Statehood, Canadian sovereignty, and the attempted domestication of Indigenous legal relations

Document Type

Book Chapter

Publication Date

2021

Source Publication

Xavier, S., Jacobs, B., Waboose, V., Hewitt, J.G., & Bhatia, A. (Eds.). (2021). Decolonizing Law: Indigenous, Third World and Settler Perspectives (1st ed.). Routledge. https://doi.org/10.4324/9781003161387

Abstract

This chapter explores how the Canadian state attempts to displace the wealth of Indigenous legal relations in what is currently known as Canada. It focuses on the domestication of the historical treaties and the use of the Indian Act to consolidate Canadian statehood and its sovereignty at the direct expense of Indigenous laws and self-determination.
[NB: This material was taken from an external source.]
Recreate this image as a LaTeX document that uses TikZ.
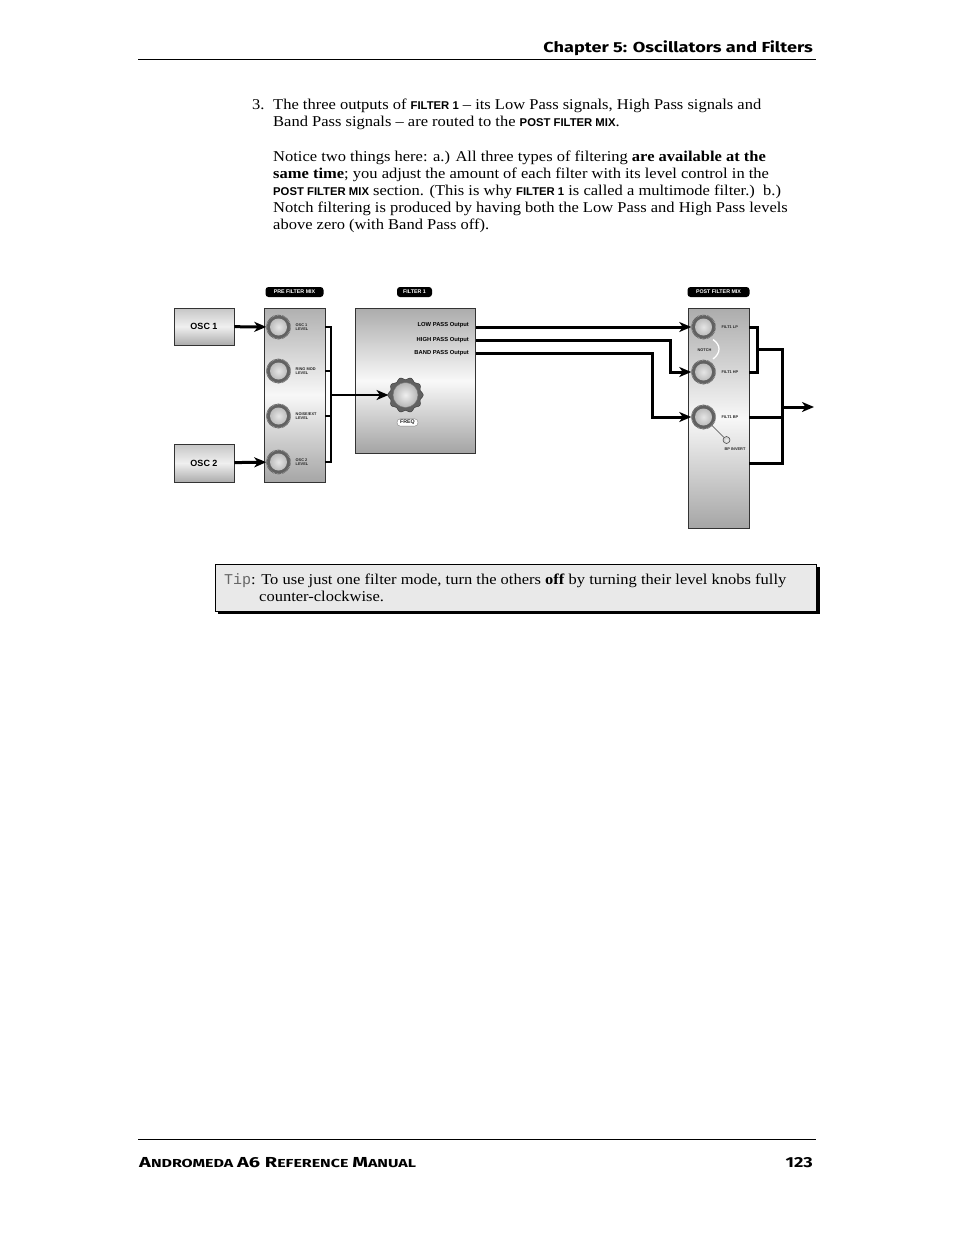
\documentclass[tikz,border=0pt]{standalone}
\usepackage{fontspec}
\setmainfont{Liberation Serif}[FakeStretch=1.1]
\newfontfamily\arialf{Liberation Sans}
\newfontfamily\headf{Fira Sans}[FakeStretch=1.25]
\newfontfamily\footf{Fira Sans}[FakeStretch=1.38]
\newfontfamily\monof{Liberation Mono}
\usetikzlibrary{arrows.meta,calc}
\newcommand\sfcap[1]{{\arialf\bfseries\fontsize{11.3}{11}\selectfont #1}}
\newcommand\bodyf{\fontsize{15}{17}\selectfont}
\newcommand\tagf{\arialf\bfseries\fontsize{5.3}{6}\selectfont}
\newcommand\tinyf{\arialf\bfseries\fontsize{3.9}{4.3}\selectfont}
\newcommand\outf{\arialf\bfseries\fontsize{5.8}{6.5}\selectfont}
\newcommand\oscf{\arialf\bfseries\fontsize{9}{10}\selectfont}
\newcommand\bigc{\fontsize{14.5}{16}\selectfont}
\newcommand\smlc{\fontsize{11.6}{13}\selectfont}
\begin{document}
\begin{tikzpicture}[x=1pt,y=-1pt,
  panel/.style={draw=black!80, line width=0.7pt, inner sep=0pt},
  tag/.style={fill=black, rounded corners=3pt, text=white, font=\tagf, inner xsep=3pt, inner ysep=0pt, minimum height=10pt},
  knob/.style={circle, minimum size=24pt, inner sep=0pt, fill=black!62, draw=black!85, line width=0.5pt,
    path picture={\shade[inner color=gray!20, outer color=gray!65] (path picture bounding box.center) circle (8.5pt);},
    postaction={draw=black!35, line width=1.1pt, dash pattern=on 0.7pt off 0.7pt}},
  klabel/.style={font=\tinyf, align=left, anchor=west, inner sep=0pt, text=black!85},
  wire/.style={line width=3pt, black},
  bwire/.style={line width=2.3pt, black},
  arr/.style={-{Stealth[length=12pt,width=10pt,inset=3.5pt]}},
  hdr/.style={inner sep=0pt}
]
\useasboundingbox (0,0) rectangle (954,1235);
\fill[white] (0,0) rectangle (954,1235);

% header and footer
\node[hdr, anchor=base east, font=\headf\bfseries\fontsize{14.5}{16}\selectfont] (head) at (813,52) {Chapter 5: Oscillators and Filters};
\draw[line width=0.8pt] (138,59.5) -- (816,59.5);
\draw[line width=0.8pt] (138,1139.5) -- (816,1139.5);
\node[hdr, anchor=base west, font=\footf\bfseries] (foot) at (139,1167) {\bigc A\smlc NDROMEDA \bigc A6 R\smlc EFERENCE \bigc M\smlc ANUAL};
\node[hdr, anchor=base east, font=\headf\bfseries\fontsize{14.5}{16}\selectfont] (pnum) at (813,1167) {123};

% body text (base anchor = last line)
\node[anchor=base west, inner sep=0pt, font=\bodyf] (num) at (252,109) {3.};
\node[anchor=base west, inner sep=0pt, font=\bodyf, align=left] (p1) at (273,126)
  {The three outputs of \sfcap{FILTER 1} – its Low Pass signals, High Pass signals and\\
   Band Pass signals – are routed to the \sfcap{POST FILTER MIX}.};
\node[anchor=base west, inner sep=0pt, font=\bodyf, align=left] (p2) at (273,229)
  {Notice two things here: a.) All three types of filtering \textbf{are available at the}\\
   \textbf{same time}; you adjust the amount of each filter with its level control in the\\
   \sfcap{POST FILTER MIX} section. (This is why \sfcap{FILTER 1} is called a multimode filter.)\ \ b.)\\
   Notch filtering is produced by having both the Low Pass and High Pass levels\\
   above zero (with Band Pass off).};

% ---------- diagram ----------
% OSC boxes
\node[panel, top color=gray!45, bottom color=gray!65, middle color=gray!12, minimum width=60pt, minimum height=37pt, font=\oscf] (osc1) at (204,326.5) {OSC 1};
\node[panel, top color=gray!45, bottom color=gray!65, middle color=gray!12, minimum width=60pt, minimum height=38pt, font=\oscf] (osc2) at (204,463) {OSC 2};

% PRE FILTER MIX
\node[tag, minimum width=58pt] (tpre) at (294.5,292) {PRE FILTER MIX};
\node[panel, top color=gray!62, bottom color=gray!70, middle color=gray!6, minimum width=61pt, minimum height=174pt] (pre) at (294.5,395) {};
\node[knob] (k1) at (278.5,327) {};
\node[knob] (k2) at (278.5,371) {};
\node[knob] (k3) at (278.5,416) {};
\node[knob] (k4) at (278.5,462) {};
\node[klabel] (l1) at (295.5,327) {OSC 1\\LEVEL};
\node[klabel] (l2) at (295.5,371) {RING MOD\\LEVEL};
\node[klabel] (l3) at (295.5,416) {NOISE/EXT\\LEVEL};
\node[klabel] (l4) at (295.5,462) {OSC 2\\LEVEL};

\draw[wire,arr] (osc1) -- (k1);
\draw[wire,arr] (osc2) -- (k4);

% FILTER 1
\node[tag, minimum width=35pt] (tf1) at (414.5,292) {FILTER 1};
\node[panel, top color=gray!65, bottom color=gray!72, middle color=gray!5, minimum width=120pt, minimum height=145pt] (f1) at (415.5,381) {};
\node[anchor=east, font=\outf, inner sep=0pt] (lpt) at (469,325) {LOW PASS Output};
\node[anchor=east, font=\outf, inner sep=0pt] (hpt) at (469,340) {HIGH PASS Output};
\node[anchor=east, font=\outf, inner sep=0pt] (bpt) at (469,353) {BAND PASS Output};
\fill[black!62, draw=black!80, line width=0.4pt] plot[domain=0:360, samples=241] ({405.5+(16.6+1.1*cos(10*\x))*cos(\x)}, {395+(16.6+1.1*cos(10*\x))*sin(\x)}) -- cycle;
\node[circle, minimum size=25pt, inner sep=0pt, outer sep=4.5pt, inner color=gray!12, outer color=gray!58, draw=black!55, line width=0.4pt] (fq) at (405.5,395) {};
\node[draw=black!50, fill=white, rounded corners=3pt, font=\tagf, text=black!85, inner xsep=3pt, inner ysep=1.2pt] (freq) at (407.5,422.5) {FREQ};

% pre-mix bus to FREQ
\coordinate (bx) at (331,395);
\draw[bwire] (pre.east |- k1) -- (bx |- k1) -- (bx |- k4) -- (pre.east |- k4);
\draw[bwire] (pre.east |- k2) -- (bx |- k2);
\draw[bwire] (pre.east |- k3) -- (bx |- k3);
\draw[bwire,arr] (bx) -- (fq);

% POST FILTER MIX
\node[tag, minimum width=62pt] (tpost) at (718.5,292) {POST FILTER MIX};
\node[panel, top color=gray!65, bottom color=gray!70, middle color=gray!6, minimum width=61pt, minimum height=220pt] (post) at (718.5,418) {};
\node[knob] (pk1) at (703.5,327) {};
\node[knob] (pk2) at (703.5,372) {};
\node[knob] (pk3) at (703.5,417) {};
\node[klabel] (pl1) at (721.5,327) {FILT1 LP};
\node[klabel] (pl2) at (721.5,372) {FILT1 HP};
\node[klabel] (pl3) at (721.5,417) {FILT1 BP};
\node[font=\tinyf, inner sep=0pt, text=black!85] (notch) at (704.5,350) {NOTCH};
\draw[white, line width=1.3pt] (713,339.5) .. controls (721,345) and (721,353) .. (713,359);
\node[circle, minimum size=7pt, inner sep=0pt, draw=black!75, line width=0.5pt, inner color=gray!10, outer color=gray!45] (bpi) at (726.5,440) {};
\draw[black!75, line width=0.6pt] (pk3) -- (bpi);
\node[font=\tinyf, inner sep=0pt, text=black!85] (bpit) at (735,449) {BP INVERT};

% filter outputs to post mix
\coordinate (hpc) at (670,340);
\coordinate (bpc) at (652.5,353);
\draw[wire,arr] (f1.east |- pk1) -- (pk1);
\draw[wire,arr] (f1.east |- hpt) -| (hpc |- pk2) -- (pk2);
\draw[wire,arr] (f1.east |- bpt) -| (bpc |- pk3) -- (pk3);

% post mix output bus
\coordinate (ox1) at (757,349.5);
\coordinate (ox2) at (782.5,349.5);
\coordinate (pbot) at (749,463);
\coordinate (out) at (814,407);
\draw[wire] (post.east |- pk1) -- (ox1 |- pk1) -- (ox1 |- pk2) -- (post.east |- pk2);
\draw[wire] (ox1) -- (ox2) -- (ox2 |- pbot) -- (pbot);
\draw[wire] (post.east |- pk3) -- (ox2 |- pk3);
\draw[wire,arr] (ox2 |- out) -- (out);

% Tip box
\fill[black] (217.5,566.5) rectangle (819.5,614);
\draw[fill=gray!17, line width=0.8pt] (215.5,564.5) rectangle (816.5,611.5);
\node[anchor=base west, inner sep=0pt, font=\bodyf, align=left] (tip) at (224,601.5)
  {{\monof\fontsize{15}{17}\selectfont\color{black!60}Tip}: To use just one filter mode, turn the others \textbf{off} by turning their level knobs fully\\
   \hspace*{35pt}counter-clockwise.};
\end{tikzpicture}
\end{document}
The covenantal, permanent, and sharing approach outlined in holistic treaties with political, legal, and sacred status stands in stark contrast to an approach predicated on the Crown privileging written texts and grudging developments in Canadian common law. It is impossible to succinctly recount how Canada replaced Indigenous governance and took Indigenous lands in order to cement its own statehood and sovereignty. The Haudenosaunee Confederacy has had a ‘Two Row Wampum’ treaty with imperial and colonial governments for over 400 years. Canada’s approach to the treaties first recognized and then later renounced Indigenous laws about making and maintaining relations.